**Set exercise:** Begin with the first line and repeat exactly through the line containing "import matplotlib.pyplot as plt"; leave every image out.
##########
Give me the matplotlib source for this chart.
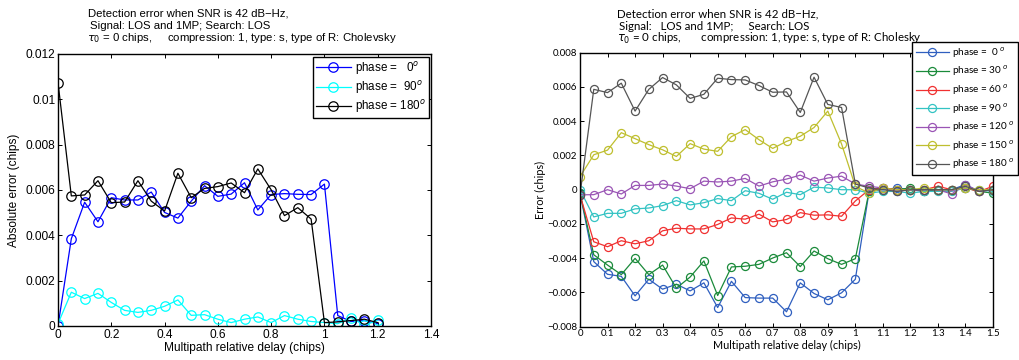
import numpy as np
import matplotlib
matplotlib.use("Agg")
import matplotlib.pyplot as plt

# ---------------- data: left panel ----------------
delay_left = [0, 0.05, 0.1, 0.15, 0.2, 0.25, 0.3, 0.35, 0.4, 0.45, 0.5, 0.55, 0.6,
              0.65, 0.7, 0.75, 0.8, 0.85, 0.9, 0.95, 1.0, 1.05, 1.1, 1.15, 1.2]
abs_err_0 = [0.0, 0.00385, 0.00546, 0.0046, 0.00566, 0.00556, 0.00556, 0.00591, 0.00501,
             0.00476, 0.00551, 0.00619, 0.00572, 0.00582, 0.00632, 0.00512, 0.0058,
             0.00584, 0.00581, 0.0058, 0.00626, 0.00046, 0.0002, 0.00024, 0.0001]
abs_err_90 = [0.0001, 0.00149, 0.00121, 0.00144, 0.00104, 0.00069, 0.0006, 0.00069, 0.00087,
              0.00115, 0.00047, 0.0005, 0.0003, 0.00015, 0.0003, 0.0004, 0.00015, 0.00046,
              0.0003, 0.0002, 0.00015, 0.0001, 0.00037, 0.00003, 0.00025]
abs_err_180 = [0.01074, 0.00574, 0.00578, 0.00641, 0.00544, 0.00547, 0.00641, 0.00551, 0.00507,
               0.00674, 0.00566, 0.00607, 0.00615, 0.00631, 0.00588, 0.00693, 0.00601,
               0.00487, 0.00522, 0.00472, 0.00015, 0.00018, 0.00024, 0.0003, 0.00015]
left_labels = ["phase =   0$^{o}$", "phase =  90$^{o}$", "phase = 180$^{o}$"]
left_colors = ["#0000ff", "#00ffff", "#000000"]

# ---------------- data: right panel ----------------
delay_right = [0, 0.05, 0.1, 0.15, 0.2, 0.25, 0.3, 0.35, 0.4, 0.45, 0.5, 0.55, 0.6, 0.65,
               0.7, 0.75, 0.8, 0.85, 0.9, 0.95, 1.0, 1.05, 1.1, 1.15, 1.2, 1.25, 1.3,
               1.35, 1.4, 1.45, 1.5]
err_0 = [-0.0002, -0.0042, -0.00494, -0.00506, -0.0062, -0.00523, -0.00581, -0.00552, -0.00591,
         -0.00544, -0.00688, -0.00535, -0.0063, -0.00633, -0.00633, -0.00713, -0.00544,
         -0.00606, -0.00643, -0.00602, -0.00523, -0.0001, 0.0, 0.0001, 0.0, -0.0001,
         0.0, 0.0, 0.0003, -0.0001, 0.0]
err_30 = [-0.0002, -0.0038, -0.0044, -0.00496, -0.00401, -0.00496, -0.0044, -0.00575, -0.0051,
          -0.00416, -0.00618, -0.00451, -0.00447, -0.00436, -0.00399, -0.00368, -0.00449,
          -0.00358, -0.00403, -0.00436, -0.00403, -0.0001, 0.0001, 0.0, 0.0001, -0.0001,
          0.0, 0.0, 0.0001, -0.0001, -0.0002]
err_60 = [-0.0003, -0.00304, -0.00333, -0.00298, -0.00316, -0.00298, -0.0024, -0.00225, -0.00229,
          -0.00229, -0.00203, -0.00165, -0.00172, -0.00143, -0.00188, -0.00174, -0.00134,
          -0.00149, -0.00147, -0.00155, -0.00066, 0.0, 0.0001, 0.0, 0.0, 0.0,
          0.0002, 0.0, 0.0001, -0.0001, 0.0002]
err_90 = [0.0, -0.00159, -0.00138, -0.00138, -0.00112, -0.00107, -0.00093, -0.00064, -0.00089,
          -0.00076, -0.00052, -0.00064, -0.00006, -0.00021, -0.00056, -0.00015, -0.00029,
          0.00015, 0.0001, 0.0, 0.0, -0.0002, -0.0001, -0.0001, -0.0002, -0.0001,
          -0.0001, -0.0001, 0.0001, 0.0, -0.0001]
err_120 = [-0.0003, -0.00029, 0.0, -0.00025, 0.00025, 0.00025, 0.00033, 0.00021, 0.00006,
           0.0005, 0.00045, 0.0005, 0.00066, 0.00021, 0.00046, 0.00062, 0.00085, 0.0005,
           0.00068, 0.00079, 0.00033, 0.0002, 0.0001, -0.0001, 0.0, 0.0, 0.0,
           -0.00025, 0.0003, -0.0001, 0.0]
err_150 = [0.00076, 0.00204, 0.00231, 0.00333, 0.00298, 0.00263, 0.00233, 0.00194, 0.00269,
           0.00237, 0.00224, 0.0031, 0.00351, 0.00292, 0.00241, 0.00282, 0.00312, 0.00363,
           0.00459, 0.00267, 0.0002, -0.0002, 0.0001, 0.0, 0.0, 0.0001, 0.0,
           0.0, 0.0001, 0.0, 0.0]
err_180 = [-0.0003, 0.00586, 0.00567, 0.00622, 0.00459, 0.00586, 0.00655, 0.00612, 0.00533,
           0.00557, 0.00651, 0.00643, 0.00641, 0.00608, 0.00569, 0.00571, 0.00451, 0.00657,
           0.00498, 0.0048, 0.00033, 0.0001, 0.0, -0.0001, 0.0, 0.0, 0.0,
           0.0, 0.0002, -0.0001, 0.0]
right_labels = ["phase =  0 $^{o}$", "phase = 30 $^{o}$", "phase = 60 $^{o}$",
                "phase = 90 $^{o}$", "phase = 120 $^{o}$", "phase = 150 $^{o}$",
                "phase = 180 $^{o}$"]
right_colors = ["#2f5fbf", "#1a8a3a", "#f03030", "#33c3c3", "#9a55b5", "#bfbf2f", "#555555"]

left_xticks = [0, 0.2, 0.4, 0.6, 0.8, 1.0, 1.2, 1.4]
left_xticklabels = ["0", "0.2", "0.4", "0.6", "0.8", "1", "1.2", "1.4"]
left_yticks = [0, 0.002, 0.004, 0.006, 0.008, 0.01, 0.012]
left_yticklabels = ["0", "0.002", "0.004", "0.006", "0.008", "0.01", "0.012"]
right_xticks = [0, 0.1, 0.2, 0.3, 0.4, 0.5, 0.6, 0.7, 0.8, 0.9, 1.0, 1.1, 1.2, 1.3, 1.4, 1.5]
right_xticklabels = ["0", "0.1", "0.2", "0.3", "0.4", "0.5", "0.6", "0.7", "0.8", "0.9",
                     "1", "1.1", "1.2", "1.3", "1.4", "1.5"]
right_yticks = [-0.008, -0.006, -0.004, -0.002, 0, 0.002, 0.004, 0.006, 0.008]
right_yticklabels = ["\u22120.008", "\u22120.006", "\u22120.004", "\u22120.002", "0",
                     "0.002", "0.004", "0.006", "0.008"]

# ---------------- figure ----------------
W, H = 1019, 360
fig = plt.figure(figsize=(W / 100, H / 100), dpi=100)

def fx(px):
    return px / W

def fy(py):
    return 1 - py / H

LFONT = ["Liberation Sans", "DejaVu Sans"]
RFONT = ["Lato", "DejaVu Sans"]

def style_axes(ax, family, fs):
    for s in ax.spines.values():
        s.set_linewidth(1.0)
        s.set_color("black")
    ax.tick_params(direction="in", top=True, right=True, length=3, width=0.7,
                   labelsize=fs, pad=2)
    for lab in ax.get_xticklabels() + ax.get_yticklabels():
        lab.set_fontfamily(family)

# left axes
axL = fig.add_axes([fx(58), fy(326), fx(431) - fx(58), fy(54) - fy(326)])
for y, c, lab in zip([abs_err_0, abs_err_90, abs_err_180], left_colors, left_labels):
    axL.plot(delay_left, y, color=c, lw=0.9, marker="o", ms=6.8, mfc="none",
             mew=0.9, label=lab)
axL.set_xlim(0, 1.4)
axL.set_ylim(0, 0.012)
axL.set_xticks(left_xticks)
axL.set_xticklabels(left_xticklabels)
axL.set_yticks(left_yticks)
axL.set_yticklabels(left_yticklabels)
style_axes(axL, LFONT, 8.6)
axL.set_xlabel("Multipath relative delay (chips)", family=LFONT, fontsize=8.6, labelpad=1)
axL.set_ylabel("Absolute error (chips)", family=LFONT, fontsize=8.6, labelpad=4)
legL = axL.legend(loc="upper right", bbox_to_anchor=(0.995, 0.99), prop={"family": LFONT, "size": 8.4},
                  frameon=True, fancybox=False, edgecolor="black", framealpha=1,
                  handlelength=3.0, borderpad=0.25, labelspacing=0.2, handletextpad=0.4,
                  borderaxespad=0)
legL.get_frame().set_linewidth(1.0)

fig.text(fx(88), fy(14), "Detection error when SNR is 42 dB\u2212Hz,", family=LFONT,
         fontsize=8.2, ha="left", va="center")
fig.text(fx(90), fy(26), "Signal: LOS and 1MP; Search: LOS", family=LFONT,
         fontsize=8.2, ha="left", va="center")
fig.text(fx(87), fy(38), "$\\tau_0$ = 0 chips,     compression: 1, type: s, type of R: Cholevsky",
         family=LFONT, fontsize=8.2, ha="left", va="center")

# right axes
axR = fig.add_axes([fx(580), fy(326.7), fx(993) - fx(580), fy(52.7) - fy(326.7)])
for y, c, lab in zip([err_0, err_30, err_60, err_90, err_120, err_150, err_180],
                     right_colors, right_labels):
    axR.plot(delay_right, y, color=c, lw=0.9, marker="o", ms=5.8, mfc="none",
             mew=0.9, label=lab)
axR.set_xlim(0, 1.5)
axR.set_ylim(-0.008, 0.008)
axR.set_xticks(right_xticks)
axR.set_xticklabels(right_xticklabels)
axR.set_yticks(right_yticks)
axR.set_yticklabels(right_yticklabels)
style_axes(axR, RFONT, 7)
axR.set_xlabel("Multipath relative delay (chips)", family=RFONT, fontsize=7.8, labelpad=1)
axR.set_ylabel("Error (chips)", family=RFONT, fontsize=7.8, labelpad=1)
legR = fig.legend(*axR.get_legend_handles_labels(), loc="upper left",
                  bbox_to_anchor=(fx(912), fy(42)), prop={"family": RFONT, "size": 7.2},
                  frameon=True, fancybox=False, edgecolor="black", framealpha=1,
                  handlelength=3.3, borderpad=0.35, labelspacing=0.42, handletextpad=0.3,
                  borderaxespad=0)
legR.get_frame().set_linewidth(1.0)

fig.text(fx(617), fy(14), "Detection error when SNR is 42 dB\u2212Hz,", family=RFONT,
         fontsize=8.3, ha="left", va="center")
fig.text(fx(619), fy(26), "Signal:   LOS and 1MP;     Search: LOS", family=RFONT,
         fontsize=8.3, ha="left", va="center")
fig.text(fx(617), fy(38), "$\\tau_0$ = 0 chips,       compression: 1, type: s, type of R: Cholesky",
         family=RFONT, fontsize=8.3, ha="left", va="center")

fig.savefig("out.png", dpi=100)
##########
**Result:**
Give me the matplotlib source for this chart.
import numpy as np
import matplotlib
matplotlib.use("Agg")
import matplotlib.pyplot as plt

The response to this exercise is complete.